SHORT PROBLEM: Copy these lines exactly and nothing else: from the line holding "Write a web" to the line holding "0.918, 0.918, 0.918];", both lines included.

RECORD EXCERPTS:
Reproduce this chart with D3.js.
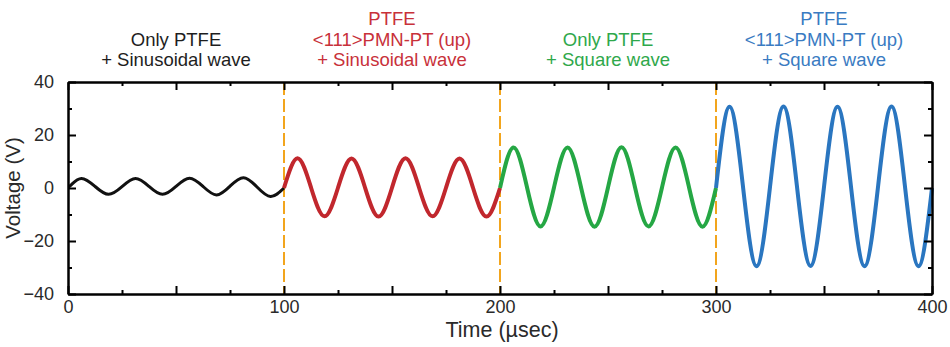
--
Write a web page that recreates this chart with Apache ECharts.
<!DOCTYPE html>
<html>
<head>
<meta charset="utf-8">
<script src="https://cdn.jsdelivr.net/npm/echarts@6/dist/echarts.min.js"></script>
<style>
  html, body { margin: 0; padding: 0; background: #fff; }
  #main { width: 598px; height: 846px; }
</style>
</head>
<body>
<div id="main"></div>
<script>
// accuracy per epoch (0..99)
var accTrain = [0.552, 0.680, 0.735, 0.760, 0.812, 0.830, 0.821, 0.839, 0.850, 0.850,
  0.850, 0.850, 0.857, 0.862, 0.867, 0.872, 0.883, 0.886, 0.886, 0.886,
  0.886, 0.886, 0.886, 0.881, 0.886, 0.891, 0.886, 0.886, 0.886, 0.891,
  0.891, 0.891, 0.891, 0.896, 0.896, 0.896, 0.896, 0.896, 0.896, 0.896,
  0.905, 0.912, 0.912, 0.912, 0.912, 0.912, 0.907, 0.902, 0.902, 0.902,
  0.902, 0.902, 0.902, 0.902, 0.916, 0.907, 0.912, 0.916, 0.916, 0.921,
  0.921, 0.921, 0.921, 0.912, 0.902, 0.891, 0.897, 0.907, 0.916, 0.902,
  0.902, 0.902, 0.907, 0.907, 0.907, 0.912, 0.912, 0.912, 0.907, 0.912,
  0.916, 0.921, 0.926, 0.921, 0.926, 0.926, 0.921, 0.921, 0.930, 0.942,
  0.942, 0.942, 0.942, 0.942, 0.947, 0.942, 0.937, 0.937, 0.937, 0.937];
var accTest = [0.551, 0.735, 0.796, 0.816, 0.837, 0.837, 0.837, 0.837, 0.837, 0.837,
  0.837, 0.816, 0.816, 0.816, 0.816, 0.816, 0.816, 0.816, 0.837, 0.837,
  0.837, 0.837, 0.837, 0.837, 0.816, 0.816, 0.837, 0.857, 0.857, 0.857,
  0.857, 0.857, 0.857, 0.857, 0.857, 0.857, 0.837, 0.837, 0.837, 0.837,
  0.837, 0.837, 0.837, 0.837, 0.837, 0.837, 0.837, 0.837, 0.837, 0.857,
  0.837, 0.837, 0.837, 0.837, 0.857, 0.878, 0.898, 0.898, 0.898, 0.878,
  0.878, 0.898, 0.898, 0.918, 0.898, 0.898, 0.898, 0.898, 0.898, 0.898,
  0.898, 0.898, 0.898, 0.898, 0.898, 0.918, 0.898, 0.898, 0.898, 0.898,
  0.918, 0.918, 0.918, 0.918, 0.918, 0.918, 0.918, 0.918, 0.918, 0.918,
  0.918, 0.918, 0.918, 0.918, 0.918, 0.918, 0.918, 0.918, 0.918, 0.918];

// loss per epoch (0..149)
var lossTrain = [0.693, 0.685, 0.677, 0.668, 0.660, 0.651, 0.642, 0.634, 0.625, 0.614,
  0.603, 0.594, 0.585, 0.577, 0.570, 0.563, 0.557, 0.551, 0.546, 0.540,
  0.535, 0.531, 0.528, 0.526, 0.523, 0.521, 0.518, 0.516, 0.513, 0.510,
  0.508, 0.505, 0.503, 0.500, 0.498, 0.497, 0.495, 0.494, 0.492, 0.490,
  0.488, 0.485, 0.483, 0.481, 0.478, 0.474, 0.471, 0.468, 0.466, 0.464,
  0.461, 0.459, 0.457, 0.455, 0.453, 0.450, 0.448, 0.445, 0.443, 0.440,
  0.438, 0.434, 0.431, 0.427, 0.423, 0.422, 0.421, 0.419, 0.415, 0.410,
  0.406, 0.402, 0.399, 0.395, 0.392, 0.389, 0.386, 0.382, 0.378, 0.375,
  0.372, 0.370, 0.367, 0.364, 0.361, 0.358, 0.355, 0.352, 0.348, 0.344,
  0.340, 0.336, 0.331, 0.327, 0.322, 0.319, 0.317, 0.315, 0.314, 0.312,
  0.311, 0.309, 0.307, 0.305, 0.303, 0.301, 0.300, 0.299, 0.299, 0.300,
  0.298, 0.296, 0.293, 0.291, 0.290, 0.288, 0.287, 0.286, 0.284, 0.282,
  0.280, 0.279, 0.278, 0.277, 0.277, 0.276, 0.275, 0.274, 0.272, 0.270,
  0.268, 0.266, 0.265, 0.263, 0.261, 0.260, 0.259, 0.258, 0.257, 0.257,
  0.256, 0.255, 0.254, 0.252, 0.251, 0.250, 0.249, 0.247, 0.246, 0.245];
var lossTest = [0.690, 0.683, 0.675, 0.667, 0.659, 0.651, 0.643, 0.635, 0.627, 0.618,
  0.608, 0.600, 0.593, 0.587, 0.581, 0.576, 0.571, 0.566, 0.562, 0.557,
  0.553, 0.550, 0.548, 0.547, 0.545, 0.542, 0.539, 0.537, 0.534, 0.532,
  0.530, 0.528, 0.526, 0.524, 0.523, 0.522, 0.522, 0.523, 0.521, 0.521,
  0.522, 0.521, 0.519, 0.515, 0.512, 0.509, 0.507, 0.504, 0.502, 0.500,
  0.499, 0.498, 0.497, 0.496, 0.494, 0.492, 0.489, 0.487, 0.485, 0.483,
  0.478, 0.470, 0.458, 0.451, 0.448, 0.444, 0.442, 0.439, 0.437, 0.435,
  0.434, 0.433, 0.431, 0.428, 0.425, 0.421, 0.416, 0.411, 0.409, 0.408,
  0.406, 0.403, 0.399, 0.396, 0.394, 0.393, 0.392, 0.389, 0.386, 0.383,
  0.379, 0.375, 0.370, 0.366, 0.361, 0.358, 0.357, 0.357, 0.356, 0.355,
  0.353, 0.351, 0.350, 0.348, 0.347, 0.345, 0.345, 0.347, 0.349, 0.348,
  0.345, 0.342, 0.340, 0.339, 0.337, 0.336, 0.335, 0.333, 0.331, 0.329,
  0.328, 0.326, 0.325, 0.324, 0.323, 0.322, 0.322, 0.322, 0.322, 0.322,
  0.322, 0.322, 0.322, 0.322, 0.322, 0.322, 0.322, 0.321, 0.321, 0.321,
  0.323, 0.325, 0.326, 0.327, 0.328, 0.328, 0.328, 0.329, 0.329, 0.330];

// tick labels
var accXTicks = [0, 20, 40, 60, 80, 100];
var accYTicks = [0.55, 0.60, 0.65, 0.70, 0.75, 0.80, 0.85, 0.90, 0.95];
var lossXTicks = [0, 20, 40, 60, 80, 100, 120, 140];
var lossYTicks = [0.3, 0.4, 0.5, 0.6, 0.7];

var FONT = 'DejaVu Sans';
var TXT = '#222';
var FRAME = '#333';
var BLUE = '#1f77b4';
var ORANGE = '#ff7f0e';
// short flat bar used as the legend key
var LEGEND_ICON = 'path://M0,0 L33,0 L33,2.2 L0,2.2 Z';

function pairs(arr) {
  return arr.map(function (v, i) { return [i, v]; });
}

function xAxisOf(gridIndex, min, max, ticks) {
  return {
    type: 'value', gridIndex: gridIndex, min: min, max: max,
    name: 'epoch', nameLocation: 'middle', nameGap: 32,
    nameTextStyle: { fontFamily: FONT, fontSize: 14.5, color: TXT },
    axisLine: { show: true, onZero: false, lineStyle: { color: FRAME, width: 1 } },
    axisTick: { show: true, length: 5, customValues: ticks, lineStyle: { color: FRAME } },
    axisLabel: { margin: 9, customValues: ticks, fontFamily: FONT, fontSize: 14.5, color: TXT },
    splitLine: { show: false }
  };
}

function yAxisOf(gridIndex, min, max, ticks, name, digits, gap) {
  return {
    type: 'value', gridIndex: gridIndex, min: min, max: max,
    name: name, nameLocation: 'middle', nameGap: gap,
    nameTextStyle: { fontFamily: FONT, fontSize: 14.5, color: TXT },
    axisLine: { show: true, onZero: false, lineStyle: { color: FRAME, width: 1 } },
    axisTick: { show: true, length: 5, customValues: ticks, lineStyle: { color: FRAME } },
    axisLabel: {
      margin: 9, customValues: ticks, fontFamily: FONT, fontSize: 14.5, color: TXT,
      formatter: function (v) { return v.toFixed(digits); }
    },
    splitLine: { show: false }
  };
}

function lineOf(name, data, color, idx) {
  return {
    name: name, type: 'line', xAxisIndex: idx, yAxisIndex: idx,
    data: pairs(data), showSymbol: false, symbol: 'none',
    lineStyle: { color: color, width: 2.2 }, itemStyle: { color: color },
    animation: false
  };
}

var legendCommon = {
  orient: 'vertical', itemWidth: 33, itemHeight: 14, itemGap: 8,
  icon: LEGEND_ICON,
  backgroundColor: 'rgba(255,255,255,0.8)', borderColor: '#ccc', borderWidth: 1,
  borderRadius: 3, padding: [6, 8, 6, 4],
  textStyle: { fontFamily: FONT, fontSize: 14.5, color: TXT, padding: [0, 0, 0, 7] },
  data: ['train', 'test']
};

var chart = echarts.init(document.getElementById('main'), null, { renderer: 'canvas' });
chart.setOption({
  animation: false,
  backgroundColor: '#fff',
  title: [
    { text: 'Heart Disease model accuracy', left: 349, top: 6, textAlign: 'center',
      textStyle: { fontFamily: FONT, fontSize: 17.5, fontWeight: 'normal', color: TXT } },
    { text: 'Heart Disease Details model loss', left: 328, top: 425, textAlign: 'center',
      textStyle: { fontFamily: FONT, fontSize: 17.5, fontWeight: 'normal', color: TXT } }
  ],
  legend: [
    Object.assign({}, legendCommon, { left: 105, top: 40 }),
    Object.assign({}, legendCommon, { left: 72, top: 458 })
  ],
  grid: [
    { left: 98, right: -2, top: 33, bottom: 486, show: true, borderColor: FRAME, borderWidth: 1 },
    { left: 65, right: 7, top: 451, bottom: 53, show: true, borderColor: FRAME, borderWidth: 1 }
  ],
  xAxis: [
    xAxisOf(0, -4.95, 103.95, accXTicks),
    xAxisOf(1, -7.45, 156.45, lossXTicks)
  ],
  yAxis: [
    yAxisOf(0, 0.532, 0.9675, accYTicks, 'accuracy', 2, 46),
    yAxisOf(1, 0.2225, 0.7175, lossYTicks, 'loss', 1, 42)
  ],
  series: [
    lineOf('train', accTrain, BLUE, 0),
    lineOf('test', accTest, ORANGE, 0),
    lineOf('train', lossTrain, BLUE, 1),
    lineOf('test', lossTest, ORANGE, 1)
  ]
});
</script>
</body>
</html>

CORRECT ANSWER:
Write a web page that recreates this chart with Apache ECharts.
<!DOCTYPE html>
<html>
<head>
<meta charset="utf-8">
<script src="https://cdn.jsdelivr.net/npm/echarts@6/dist/echarts.min.js"></script>
<style>
  html, body { margin: 0; padding: 0; background: #fff; }
  #main { width: 598px; height: 846px; }
</style>
</head>
<body>
<div id="main"></div>
<script>
// accuracy per epoch (0..99)
var accTrain = [0.552, 0.680, 0.735, 0.760, 0.812, 0.830, 0.821, 0.839, 0.850, 0.850,
  0.850, 0.850, 0.857, 0.862, 0.867, 0.872, 0.883, 0.886, 0.886, 0.886,
  0.886, 0.886, 0.886, 0.881, 0.886, 0.891, 0.886, 0.886, 0.886, 0.891,
  0.891, 0.891, 0.891, 0.896, 0.896, 0.896, 0.896, 0.896, 0.896, 0.896,
  0.905, 0.912, 0.912, 0.912, 0.912, 0.912, 0.907, 0.902, 0.902, 0.902,
  0.902, 0.902, 0.902, 0.902, 0.916, 0.907, 0.912, 0.916, 0.916, 0.921,
  0.921, 0.921, 0.921, 0.912, 0.902, 0.891, 0.897, 0.907, 0.916, 0.902,
  0.902, 0.902, 0.907, 0.907, 0.907, 0.912, 0.912, 0.912, 0.907, 0.912,
  0.916, 0.921, 0.926, 0.921, 0.926, 0.926, 0.921, 0.921, 0.930, 0.942,
  0.942, 0.942, 0.942, 0.942, 0.947, 0.942, 0.937, 0.937, 0.937, 0.937];
var accTest = [0.551, 0.735, 0.796, 0.816, 0.837, 0.837, 0.837, 0.837, 0.837, 0.837,
  0.837, 0.816, 0.816, 0.816, 0.816, 0.816, 0.816, 0.816, 0.837, 0.837,
  0.837, 0.837, 0.837, 0.837, 0.816, 0.816, 0.837, 0.857, 0.857, 0.857,
  0.857, 0.857, 0.857, 0.857, 0.857, 0.857, 0.837, 0.837, 0.837, 0.837,
  0.837, 0.837, 0.837, 0.837, 0.837, 0.837, 0.837, 0.837, 0.837, 0.857,
  0.837, 0.837, 0.837, 0.837, 0.857, 0.878, 0.898, 0.898, 0.898, 0.878,
  0.878, 0.898, 0.898, 0.918, 0.898, 0.898, 0.898, 0.898, 0.898, 0.898,
  0.898, 0.898, 0.898, 0.898, 0.898, 0.918, 0.898, 0.898, 0.898, 0.898,
  0.918, 0.918, 0.918, 0.918, 0.918, 0.918, 0.918, 0.918, 0.918, 0.918,
  0.918, 0.918, 0.918, 0.918, 0.918, 0.918, 0.918, 0.918, 0.918, 0.918];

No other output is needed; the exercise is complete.